Fei Qing, a New-York based Chinese architect, said: "From the point of view of Chan (the Chan Sect of Buddhism, known in the West by the Japanese name Zen, which emphasizes simplicity, spontaneity and self-expression), putting unrelated things together might produce something new."
"When the East meets the West; traditional concepts give in to modern ones, and vice versa. The two might compromise. This can happen in every art form, including architecture."
But Luo Li, secretary general of the first Architectural Biennial Beijing 2004, pointed out that to improve the ability to judge beauty, or in other words, to judge art and culture as a whole, is crucial for decision-makers, architects, developers and ordinary people alike.
"For quite a long time, we have lagged behind in art education," Luo said, adding that in designing a new building city planners must keep in mind the unique local cultural fabric of their city.
"What is most important is not to let new buildings break the cultural line," she said. "We must encourage foreign architects to deepen their understanding of Chinese culture before they work on projects in China."
The failure of local architects' bids for some major projects has not only revealed the inferiority of architectural education in China, but also the dilemma Chinese architects face.
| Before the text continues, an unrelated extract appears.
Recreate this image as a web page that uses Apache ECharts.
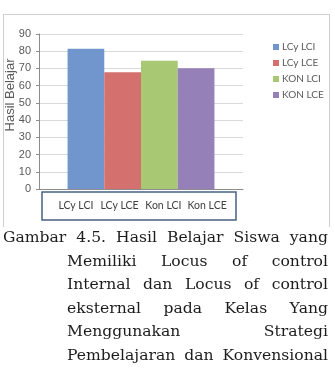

Architectural education in the modern sense started late in China, in the early 20th century, and failed to keep abreast of changes because of the country's closure of its doors to the outside world from the 1950s to the 1970s, when the world of architecture was experiencing dramatic development in ideas, design and technology.
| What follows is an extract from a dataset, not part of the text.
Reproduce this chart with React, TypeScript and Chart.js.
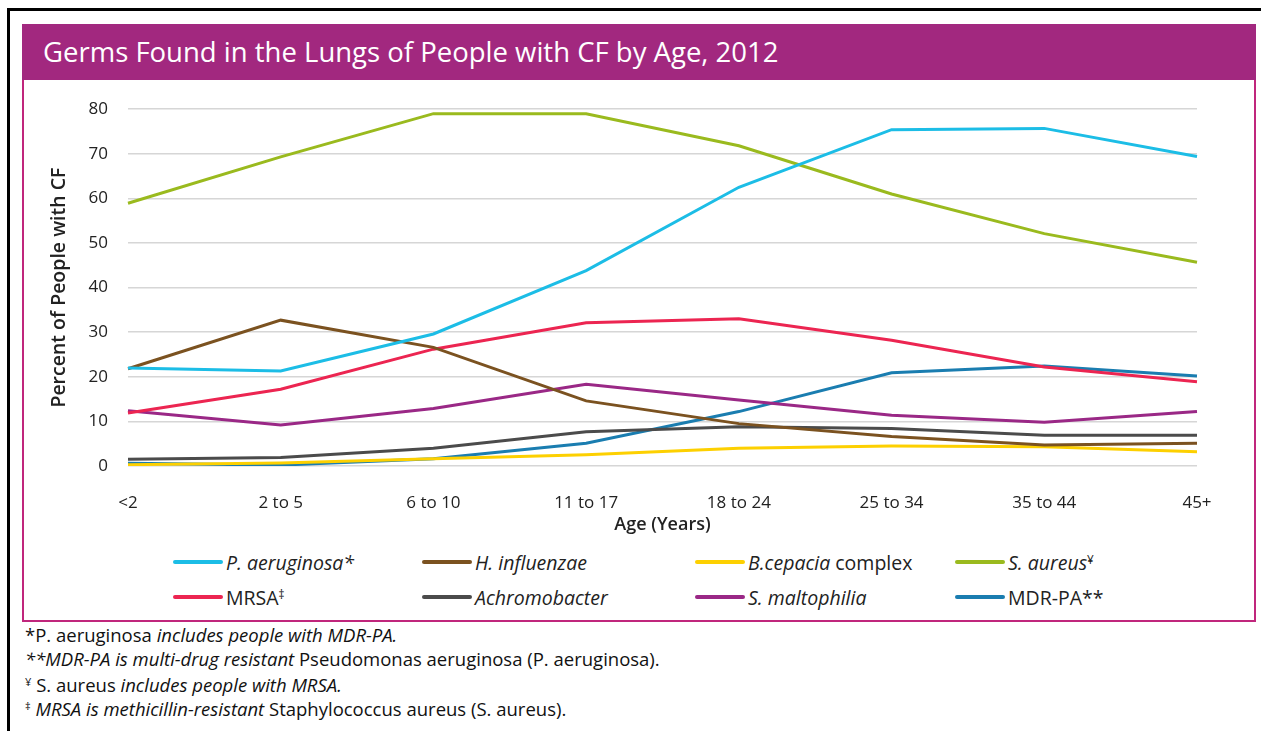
import React, { useEffect, useRef } from "react";
import { Chart, registerables } from "chart.js";

Chart.register(...registerables);

const categories = ["<2", "2 to 5", "6 to 10", "11 to 17", "18 to 24", "25 to 34", "35 to 44", "45+"];
const yTicks = [0, 10, 20, 30, 40, 50, 60, 70, 80];

const pAeruginosa = [22.0, 21.3, 29.6, 43.8, 62.5, 75.4, 75.7, 69.4];
const hInfluenzae = [21.8, 32.7, 26.6, 14.6, 9.5, 6.6, 4.7, 5.1];
const bCepacia = [0.3, 0.7, 1.6, 2.5, 4.0, 4.5, 4.3, 3.2];
const sAureus = [58.9, 69.3, 79.0, 79.0, 71.8, 61.0, 52.1, 45.7];
const mrsa = [11.9, 17.2, 26.2, 32.1, 33.0, 28.2, 22.2, 18.9];
const achromobacter = [1.5, 1.9, 4.0, 7.7, 8.8, 8.4, 6.9, 6.9];
const sMaltophilia = [12.4, 9.2, 12.9, 18.3, 14.8, 11.4, 9.8, 12.2];
const mdrPa = [0.6, 0.2, 1.6, 5.1, 12.2, 20.9, 22.4, 20.2];

const seriesNames = [
  "P. aeruginosa*",
  "H. influenzae",
  "B.cepacia complex",
  "S. aureus¥",
  "MRSA‡",
  "Achromobacter",
  "S. maltophilia",
  "MDR-PA**",
];
const seriesValues = [pAeruginosa, hInfluenzae, bCepacia, sAureus, mrsa, achromobacter, sMaltophilia, mdrPa];
const seriesColors = ["#1cbde6", "#7b5220", "#fdd000", "#9aba1e", "#ec2551", "#4b4b4b", "#9a2886", "#1a7db0"];

const FONT = "'Open Sans', Lato, sans-serif";

type Part = { t: string; i?: boolean; sup?: boolean };

const legendLabels: Part[][] = [
  [{ t: "P. aeruginosa*", i: true }],
  [{ t: "H. influenzae", i: true }],
  [{ t: "B.cepacia", i: true }, { t: " complex" }],
  [{ t: "S. aureus", i: true }, { t: "¥", sup: true }],
  [{ t: "MRSA" }, { t: "‡", sup: true }],
  [{ t: "Achromobacter", i: true }],
  [{ t: "S. maltophilia", i: true }],
  [{ t: "MDR-PA**" }],
];
const legendCols = [173, 422, 695, 955];
const legendRows = [562, 597];

const footnotes: Part[][] = [
  [{ t: "*P. aeruginosa" }, { t: " includes people with MDR-PA.", i: true }],
  [{ t: "**MDR-PA is multi-drug resistant", i: true }, { t: " Pseudomonas aeruginosa (P. aeruginosa)." }],
  [{ t: "¥", sup: true }, { t: " S. aureus" }, { t: " includes people with MRSA.", i: true }],
  [{ t: "‡", sup: true }, { t: " MRSA is methicillin-resistant", i: true }, { t: " Staphylococcus aureus (S. aureus)." }],
];

function renderParts(parts: Part[]) {
  return parts.map((p, k) => (
    <span
      key={k}
      style={{
        fontStyle: p.i ? "italic" : "normal",
        fontSize: p.sup ? "0.6em" : undefined,
        verticalAlign: p.sup ? "0.55em" : undefined,
      }}
    >
      {p.t}
    </span>
  ));
}

export default function App() {
  const ref = useRef<HTMLCanvasElement | null>(null);

  useEffect(() => {
    document.body.style.margin = "0";
    const ctx = ref.current!.getContext("2d")!;
    const chart = new Chart(ctx, {
      type: "line",
      data: {
        labels: categories,
        datasets: seriesNames.map((name, i) => ({
          label: name,
          data: seriesValues[i],
          borderColor: seriesColors[i],
          backgroundColor: seriesColors[i],
          borderWidth: 3,
          pointRadius: 0,
          tension: 0,
          fill: false,
        })),
      },
      options: {
        animation: false,
        responsive: false,
        maintainAspectRatio: false,
        layout: { padding: { top: 0, right: 43, left: 0, bottom: 0 } },
        plugins: { legend: { display: false }, tooltip: { enabled: false }, title: { display: false } },
        scales: {
          x: {
            offset: false,
            grid: { display: false, drawTicks: false },
            border: { display: false },
            ticks: { color: "#222", font: { family: FONT, size: 17 }, padding: 27, maxRotation: 0, autoSkip: false },
            title: {
              display: true,
              text: "Age (Years)",
              color: "#222",
              font: { family: FONT, size: 18, weight: 600 },
              padding: { top: 0, bottom: 4 },
            },
            afterFit: (s: any) => {
              s.height = 74;
            },
          },
          y: {
            min: yTicks[0],
            max: yTicks[yTicks.length - 1],
            ticks: { stepSize: yTicks[1] - yTicks[0], color: "#222", font: { family: FONT, size: 17 }, padding: 20 },
            grid: { color: "#d6d6d6", lineWidth: 1.5, drawTicks: false },
            border: { display: false },
            title: {
              display: true,
              text: "Percent of People with CF",
              color: "#222",
              font: { family: FONT, size: 19.5, weight: 600 },
              padding: { top: 18, bottom: 0 },
            },
            afterFit: (s: any) => {
              s.width = 98;
            },
          },
        },
      },
    });
    return () => chart.destroy();
  }, []);

  return (
    <div
      style={{
        position: "absolute",
        left: 0,
        top: 0,
        width: 1261,
        height: 731,
        overflow: "hidden",
        background: "#fff",
        fontFamily: FONT,
        color: "#111",
      }}
    >
      <div
        style={{
          position: "absolute",
          left: 7,
          top: 8,
          width: 1400,
          height: 900,
          borderLeft: "3px solid #000",
          borderTop: "3px solid #000",
        }}
      />
      <div
        style={{
          position: "absolute",
          left: 22,
          top: 24,
          width: 1230,
          height: 594,
          border: "2px solid #c0267c",
        }}
      />
      <div
        style={{
          position: "absolute",
          left: 22,
          top: 24,
          width: 1234,
          height: 56,
          background: "#a2287f",
        }}
      />
      <div
        style={{
          position: "absolute",
          left: 43,
          top: 34,
          color: "#fff",
          fontSize: 27.5,
          fontWeight: 500,
          lineHeight: "36px",
          whiteSpace: "nowrap",
        }}
      >
        Germs Found in the Lungs of People with CF by Age, 2012
      </div>
      <canvas
        ref={ref}
        width={1210}
        height={461}
        style={{ position: "absolute", left: 30, top: 79, width: 1210, height: 461 }}
      />
      {legendLabels.map((parts, i) => {
        const col = i % 4;
        const row = Math.floor(i / 4);
        const x = legendCols[col];
        const y = legendRows[row];
        return (
          <div key={i} style={{ position: "absolute", left: x, top: y - 14, height: 28, display: "flex", alignItems: "center", whiteSpace: "nowrap" }}>
            <div style={{ width: 50, height: 4, borderRadius: 2, background: seriesColors[i], marginRight: 3 }} />
            <div style={{ fontSize: 19.5, color: "#222" }}>{renderParts(parts)}</div>
          </div>
        );
      })}
      {footnotes.map((parts, i) => (
        <div
          key={i}
          style={{
            position: "absolute",
            left: 25,
            top: 623 + i * 23.5,
            fontSize: 18.5,
            lineHeight: "24px",
            whiteSpace: "nowrap",
            color: "#111",
          }}
        >
          {renderParts(parts)}
        </div>
      ))}
    </div>
  );
}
Zhang Yonghe, a noted Chinese architects, once said that Chinese architects have been trained in classicism and are more concerned with form and style in design.
"I have to admit that Chinese architects cannot compete with their foreign counterparts when it comes to imagination and design," said Dou Yide, deputy chairman of the China Architecture Society, who has worked as a jury member for many international bidding competitions during the past years. "Most of them know very little about new materials and new technology, which has badly limited their creativity and imagination," he said.
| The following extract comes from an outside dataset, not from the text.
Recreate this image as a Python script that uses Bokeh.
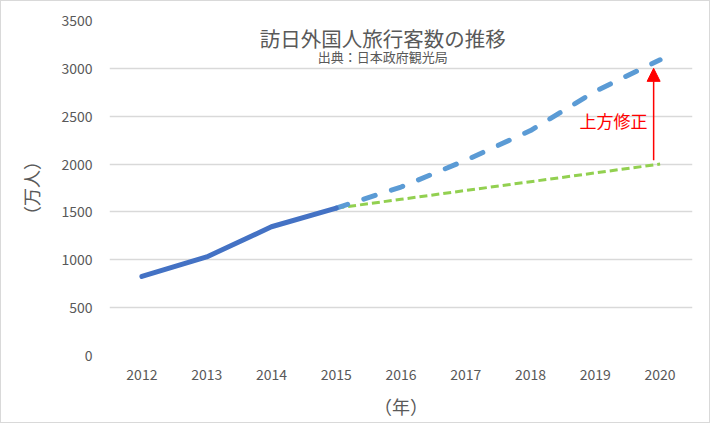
from bokeh.plotting import figure
from bokeh.models import Range1d, FixedTicker, Label, Arrow, NormalHead
from bokeh.embed import file_html
from bokeh.resources import INLINE

# data
years_actual = [2012, 2013, 2014, 2015]
visitors_actual = [826, 1030, 1345, 1540]
years_proj = [2015, 2016, 2017, 2018, 2019, 2020]
visitors_revised = [1540, 1760, 2040, 2350, 2760, 3090]
visitors_original = [1540, 1632, 1724, 1816, 1908, 2000]
x_ticks = [2012, 2013, 2014, 2015, 2016, 2017, 2018, 2019, 2020]
y_ticks = [0, 500, 1000, 1500, 2000, 2500, 3000, 3500]
title_text = "訪日外国人旅行客数の推移"
subtitle_text = "出典：日本政府観光局"
annotation_text = "上方修正"
arrow_x = 2019.9
arrow_from = 2040
arrow_to = 3000

JP = "Noto Sans CJK JP"
GRAY = "#595959"

p = figure(width=710, height=423, output_backend="svg", toolbar_location=None,
           x_range=Range1d(2011.5, 2020.5), y_range=Range1d(0, 3500),
           min_border_left=108, min_border_right=19, min_border_top=19, min_border_bottom=69)
p.styles = {"border": "1px solid #d9d9d9"}
p.outline_line_color = None
p.background_fill_color = "white"
p.border_fill_color = "white"

p.xgrid.visible = False
p.ygrid.grid_line_color = "#d9d9d9"
p.ygrid.grid_line_width = 1.5

p.xaxis.ticker = FixedTicker(ticks=x_ticks)
p.yaxis.ticker = FixedTicker(ticks=y_ticks)
for ax in (p.xaxis, p.yaxis):
    ax.axis_line_color = None
    ax.major_tick_line_color = None
    ax.minor_tick_line_color = None
    ax.major_label_text_font = JP
    ax.major_label_text_font_size = "14px"
    ax.major_label_text_color = GRAY
    ax.axis_label_text_font = JP
    ax.axis_label_text_font_size = "18px"
    ax.axis_label_text_color = GRAY
    ax.axis_label_text_font_style = "normal"
p.yaxis.major_label_standoff = 11
p.xaxis.major_label_standoff = 7
p.xaxis.axis_label = "（年）"
p.yaxis.axis_label = "（万人）"
p.xaxis.axis_label_standoff = 10
p.yaxis.axis_label_standoff = 14

p.line(years_proj, visitors_original, line_color="#92D050", line_width=3, line_dash="8 4")
p.line(years_proj, visitors_revised, line_color="#5B9BD5", line_width=5, line_dash="12 17", line_cap="round")
p.line(years_actual, visitors_actual, line_color="#4472C4", line_width=5, line_cap="round", line_join="round")

p.add_layout(Arrow(end=NormalHead(size=13, fill_color="red", line_color="red"),
                   x_start=arrow_x, y_start=arrow_from, x_end=arrow_x, y_end=arrow_to,
                   line_color="red", line_width=1.5))

p.add_layout(Label(x=2019.28, y=2460, text=annotation_text, text_font=JP, text_font_size="17px",
                   text_color="red", text_align="center", text_baseline="middle"))
p.add_layout(Label(x=2015.72, y=3320, text=title_text, text_font=JP, text_font_size="20.5px",
                   text_color=GRAY, text_align="center", text_baseline="middle"))
p.add_layout(Label(x=2015.72, y=3128, text=subtitle_text, text_font=JP, text_font_size="13px",
                   text_color=GRAY, text_align="center", text_baseline="middle"))

open("out.html", "w").write(file_html(p, INLINE))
However, Chinese architects complain that many developers have blind faith in foreign designs.
Cui Kai, one of the top young architects in China, in his late 40s, complains about the imbalance in design charges. "Many developers know nothing about domestic architects," said Cui, who has won many awards in design including his "See and Seen" villa for the Commune by the Great Wall. Together with 11 other architects, Cui won a special prize at La Biennale di Venezia in 2002.
Cui said that in a joint project, the developers usually pay two-thirds of the bill to the foreign firms, leaving only one-third, or even less, for the domestic designers who have usually done much more of the work than their foreign counterparts.
Some top Chinese architects have to work for some foreign firms that don't have enough designers to handle all the projects they are involved in. All the foreign designers do is signing their names on the final sketches.
The experience of Cui Hongbing, a Shanghai architect, is a good example. Once when he was on a jury assessing international bids for the renovation of a downtown area in Shanghai, he was confused by four plans. Though coming from four different countries, the proposed plans shared the same space and planning concepts used at Tongji University in Shanghai.
After hearing the presentations of the leading designers, Cui got the answer - all four of them were graduates from Tongji University and one had even been his classmate.
Guan Zhaoye, a noted Chinese architect, also a professor from Tsinghua University, urged giving more opportunities to Chinese architects. Only when they are given more chances, he says, can they demonstrate their abilities.
"Chinese architects should improve their own abilities instead of complaining," said Wu Huanjia, a professor from Tsinghua.